Both of the methods suggested that the best number of clusters is 4. Let`s apply this result in a final K-means calculation. Use the set.seed() function to get reproducible result. Remember from above that the K means uses random reshuffling of the observations to get the optimal cluster split.

After running the algorithm we have got 4 clusters with pretty much similar sizes apart from one, which is about double the size of the rest of the clusters. In the remaining part of this article we will explore some ideas for further analysis of the segments

Segment Analysis

As a beginning we can get some basic figures describing the size of the segments and the way they score within the RFM model.

The size we can define by the number of observations assigned to each cluster. While the mean value of each feature (recency, frequency and monetary) will give us an idea of which are our best and worst performing segments.

We can get these figures by running a summary table of the clustered data using summarise_all() function. This function works only with numeric data. Therefore before running it we will need to exclude the customer id column as it has character format. After we get our summary table we will transpose it to facilitate its visualisation.

Now we can visualise the segments to determine which are the most and the least valuable ones. This will give us an idea of how and where to focus our marketing efforts.

From the visualisation of the summary statistics we can conclude that our most active and most recent segment is segment 3.

Segment 1 can be defined as totally lapsed with on average one purchase made almost a year ago. The interesting thing about this segment is that by one purchase it generates about half the value of segment 3 the most active one. Therefore it might worth the effort to try to re-engage this segment.

Our largest segment is segment 2. However, with only 2 purchases on average this segment is not particularly active. It also has the lowest propensity to spend. This might be the seasonal shopper. Whatever is the case this segment represents the largest set of the customer base. Despite that it does not represent the best customer for the business. We need to analyse more the demographics and the behaviour of this segment to see whether it has the propensity to become the best segment or the business needs to change its product or market.

Finally segment 4 is our best segment in terms of value generating.

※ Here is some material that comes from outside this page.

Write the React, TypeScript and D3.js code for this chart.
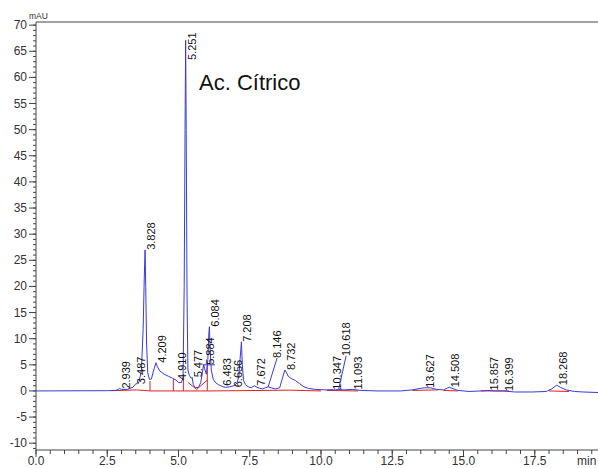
import React from "react";
import * as d3 from "d3";

// retention time (min) and detector signal (mAU) of the trace
const TIME = [
  0, 2.5, 2.8, 2.9, 2.939, 3.0, 3.2, 3.4, 3.487, 3.55, 3.62, 3.7, 3.76, 3.8, 3.828, 3.85, 3.88, 3.92, 3.98,
  4.05, 4.12, 4.209, 4.26, 4.35, 4.5, 4.65, 4.8, 4.91, 5.0, 5.1, 5.16, 5.2, 5.23, 5.251, 5.27, 5.3, 5.33,
  5.38, 5.45, 5.477, 5.52, 5.6, 5.7, 5.78, 5.84, 5.884, 5.93, 5.98, 6.03, 6.06, 6.084, 6.11, 6.15, 6.22,
  6.3, 6.4, 6.483, 6.56, 6.656, 6.8, 6.95, 7.05, 7.12, 7.16, 7.208, 7.24, 7.28, 7.35, 7.45, 7.55, 7.6,
  7.672, 7.75, 7.85, 7.95, 8.05, 8.146, 8.25, 8.4, 8.55, 8.65, 8.732, 8.78, 8.85, 8.95, 9.1, 9.25, 9.4,
  9.55, 9.8, 10.2, 10.347, 10.5, 10.618, 10.8, 11.093, 11.4, 12.0, 12.8, 13.2, 13.5, 13.627, 13.85, 14.05,
  14.3, 14.45, 14.508, 14.6, 14.8, 15.2, 15.6, 15.857, 16.1, 16.399, 16.8, 17.4, 17.9, 18.1, 18.268, 18.4,
  18.6, 18.9, 19.2, 19.72,
];
const SIGNAL = [
  0, 0.05, 0.1, 0.35, 0.45, 0.3, 0.3, 0.7, 1.3, 1.4, 1.8, 4.0, 12.0, 22.0, 27.0, 20.0, 9.0, 3.5, 2.2,
  2.3, 3.8, 5.4, 4.6, 3.8, 3.2, 2.8, 2.4, 2.1, 1.6, 1.6, 2.5, 20.0, 50.0, 67.1, 50.0, 18.0, 4.0,
  3.0, 2.4, 2.6, 1.2, 0.6, 0.7, 1.6, 3.6, 5.0, 4.0, 3.2, 6.0, 10.5, 12.3, 8.0, 4.0, 2.2,
  1.6, 1.2, 1.0, 0.8, 0.7, 0.8, 1.0, 1.5, 2.8, 6.0, 9.4, 5.0, 2.0, 1.2, 0.8, 0.6, 0.8,
  1.0, 0.7, 0.5, 0.4, 0.6, 0.8, 0.6, 0.4, 0.6, 2.5, 4.0, 3.6, 2.8, 2.4, 2.0, 1.4, 0.8,
  0.5, 0.3, 0.2, 0.25, 0.2, 0.3, 0.2, 0.3, 0.1, 0.0, 0.0, 0.2, 0.5, 0.6, 0.6, 0.3,
  0.2, 0.6, 0.7, 0.5, 0.1, -0.1, 0.0, 0.1, 0.0, 0.0, -0.2, -0.2, -0.1, 0.4, 1.1, 0.7,
  0.2, -0.1, -0.2, -0.3,
];

const PEAKS = [
  "2.939", "3.487", "3.828", "4.209", "4.910", "5.251", "5.477", "5.884", "6.084", "6.483", "6.656",
  "7.208", "7.672", "8.146", "8.732", "10.347", "10.618", "11.093", "13.627", "14.508", "15.857",
  "16.399", "18.268",
];

// labels moved off the peak, drawn with a leader line (time, mAU of label foot)
const LEADERS = [
  { peak: "8.146", t: 8.46, v: 6.3 },
  { peak: "10.618", t: 10.88, v: 6.7 },
];

// integration baselines and drop lines: [t1, v1, t2, v2]
const BASELINES = [
  [2.65, 0.05, 3.53, 0.2],
  [3.53, 0.2, 4.0, 0.0],
  [4.0, 0.0, 4.0, 1.9],
  [4.0, 0.0, 6.1, 0.0],
  [4.82, 0.0, 4.82, 2.3],
  [5.17, 0.0, 5.17, 2.3],
  [5.34, 1.6, 5.64, 0.3],
  [5.64, 0.3, 6.01, 2.1],
  [6.01, 0.0, 6.01, 5.0],
  [6.1, 0.0, 8.9, 0.15],
  [8.9, 0.15, 10.0, 0.0],
  [10.2, 0.1, 11.3, 0.0],
  [13.2, 0.1, 14.1, 0.2],
  [14.3, 0.1, 14.8, 0.0],
  [15.6, 0.0, 16.6, 0.0],
  [18.0, 0.0, 18.7, -0.1],
];
// tangent skim line on the 5.884 shoulder
const SKIM = [5.84, 5.0, 6.28, 5.0];

const W = 598;
const H = 468;
const FONT = "'Liberation Sans', Arial, sans-serif";

export default function App() {
  const x = d3.scaleLinear().domain([0, 20]).range([36, 606]);
  const y = d3.scaleLinear().domain([-11.3, 70.6]).range([450, 22]);
  const top = y(70.6);
  const bottom = y(-11.3);

  const pts = TIME.map((t, i) => [t, SIGNAL[i]] as [number, number]);
  const line = d3
    .line<[number, number]>()
    .x((d) => x(d[0]))
    .y((d) => y(d[1]));

  const apex = (t: number) => {
    let best = 0;
    TIME.forEach((tt, i) => {
      if (Math.abs(tt - t) < Math.abs(TIME[best] - t)) best = i;
    });
    return SIGNAL[best];
  };

  const yMajor = d3.range(-10, 71, 5);
  const yMinor = d3.range(-11, 71, 1);
  const xMajor = d3.range(0, 18, 2.5);
  const xMinor = d3.range(0, 19.8, 0.5);

  // place labels, pushing one right when it would sit on top of the previous one
  const placed: { x: number; y0: number; y1: number }[] = [];
  const labels = PEAKS.map((p) => {
    const t = +p;
    const leader = LEADERS.find((l) => l.peak === p);
    if (leader) {
      return { p, t, lx: x(leader.t) + 4, ly: y(leader.v), leader };
    }
    let lx = x(t) + 10;
    const ly = Math.max(y(apex(t)), top + 38);
    const len = p.length * 5.6;
    const prev = placed[placed.length - 1];
    if (prev && lx - prev.x < 10 && ly - len < prev.y1 && ly > prev.y0) lx = prev.x + 11;
    placed.push({ x: lx, y0: ly - len, y1: ly });
    return { p, t, lx, ly, leader: null as null | { t: number; v: number } };
  });

  return (
    <svg
      width={W}
      height={H}
      style={{ position: "absolute", left: 0, top: 0, background: "#fff" }}
      fontFamily={FONT}
    >
      {/* frame and axes */}
      <line x1={36} x2={W} y1={top} y2={top} stroke="#444" />
      <line x1={36} x2={36} y1={top} y2={bottom} stroke="#444" />
      <line x1={36} x2={W} y1={bottom} y2={bottom} stroke="#444" />

      {yMinor.map((v) => (
        <line key={"ym" + v} x1={33} x2={36} y1={y(v)} y2={y(v)} stroke="#444" />
      ))}
      {yMajor.map((v) => (
        <g key={"y" + v}>
          <line x1={29} x2={36} y1={y(v)} y2={y(v)} stroke="#444" />
          <text x={27} y={y(v) + 4} textAnchor="end" fontSize={12} fill="#333">
            {v}
          </text>
        </g>
      ))}
      {xMinor.map((t) => (
        <line key={"xm" + t} x1={x(t)} x2={x(t)} y1={bottom} y2={bottom + 4} stroke="#444" />
      ))}
      {xMajor.map((t) => (
        <g key={"x" + t}>
          <line x1={x(t)} x2={x(t)} y1={bottom} y2={bottom + 7} stroke="#444" />
          <text x={x(t)} y={465} textAnchor="middle" fontSize={12} fill="#333">
            {t.toFixed(1)}
          </text>
        </g>
      ))}
      <text x={577} y={465} fontSize={12} fill="#333">
        min
      </text>
      <text x={29} y={19} fontSize={8.5} fill="#333">
        mAU
      </text>

      {/* integration baselines */}
      {BASELINES.map((s, i) => (
        <line
          key={"b" + i}
          x1={x(s[0])}
          y1={y(s[1])}
          x2={x(s[2])}
          y2={y(s[3])}
          stroke="#e02020"
          strokeWidth={1}
        />
      ))}

      {/* trace */}
      <path d={line(pts) || ""} fill="none" stroke="#3a3ad8" strokeWidth={1} />
      <line
        x1={x(SKIM[0])}
        y1={y(SKIM[1])}
        x2={x(SKIM[2])}
        y2={y(SKIM[3])}
        stroke="#3a3ad8"
      />

      {/* peak labels */}
      {labels.map((l) => (
        <g key={l.p}>
          {l.leader && (
            <line
              x1={x(l.t)}
              y1={y(apex(l.t))}
              x2={x(l.leader.t)}
              y2={y(l.leader.v)}
              stroke="#3a3ad8"
            />
          )}
          <text
            transform={`translate(${l.lx},${l.ly}) rotate(-90)`}
            fontSize={11}
            fill="#111"
          >
            {l.p}
          </text>
        </g>
      ))}

      <text x={199} y={90} fontSize={22} fill="#111">
        Ac. Cítrico
      </text>
    </svg>
  );
}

Unfortunately segment 4 is our smallest segment. This segment like segment 2 needs deeper analysis as we would like to acquire more customers like it.

Geographic Profiling of the segments

Another interesting analysis of the segments is their geographic distribution. To perform this analysis we need to attach the segments to the initial data frame and get the geographic attributes of the customers. Also do not forget to deduplicate your original data set and leave only unique customer records.

We can run some initial bar chart visualisations of the segments performance per country.

We can see that the number of customers for UK is disproportionally higher compared to the rest of the countries. This makes sense as the data set is from a UK based online retailer. We will separate the analysis of the segment distribution for the UK from the rest of the countries to get a clear picture of the segment performance per country.

Our best segment 4 is well represented in Germany and France. It is a dominant segment in Germany and in some interesting countries like Austria, Portugal and Switzerland.

Segment 2 has dominant representation in the UK market. This was our largest, but not best segment. The lapsed segment 1 has also higher representation than our best segment 4.

Finally we can get a geospatial representation of the dominant segments per country.

The map gives a clear picture of the segment dominance. It can be a perfect starting point for market analysis and business performance measures.This type of analysis together with a demographic profiling of the segments will generate enough information for the business to build hypothesis about needed improvements in the product features or marketing communications.

We can conclude by saying that K-Means clustering is a great initial point for understanding the customer base, improving marketing communications and most of all testing different features development of the business product and services.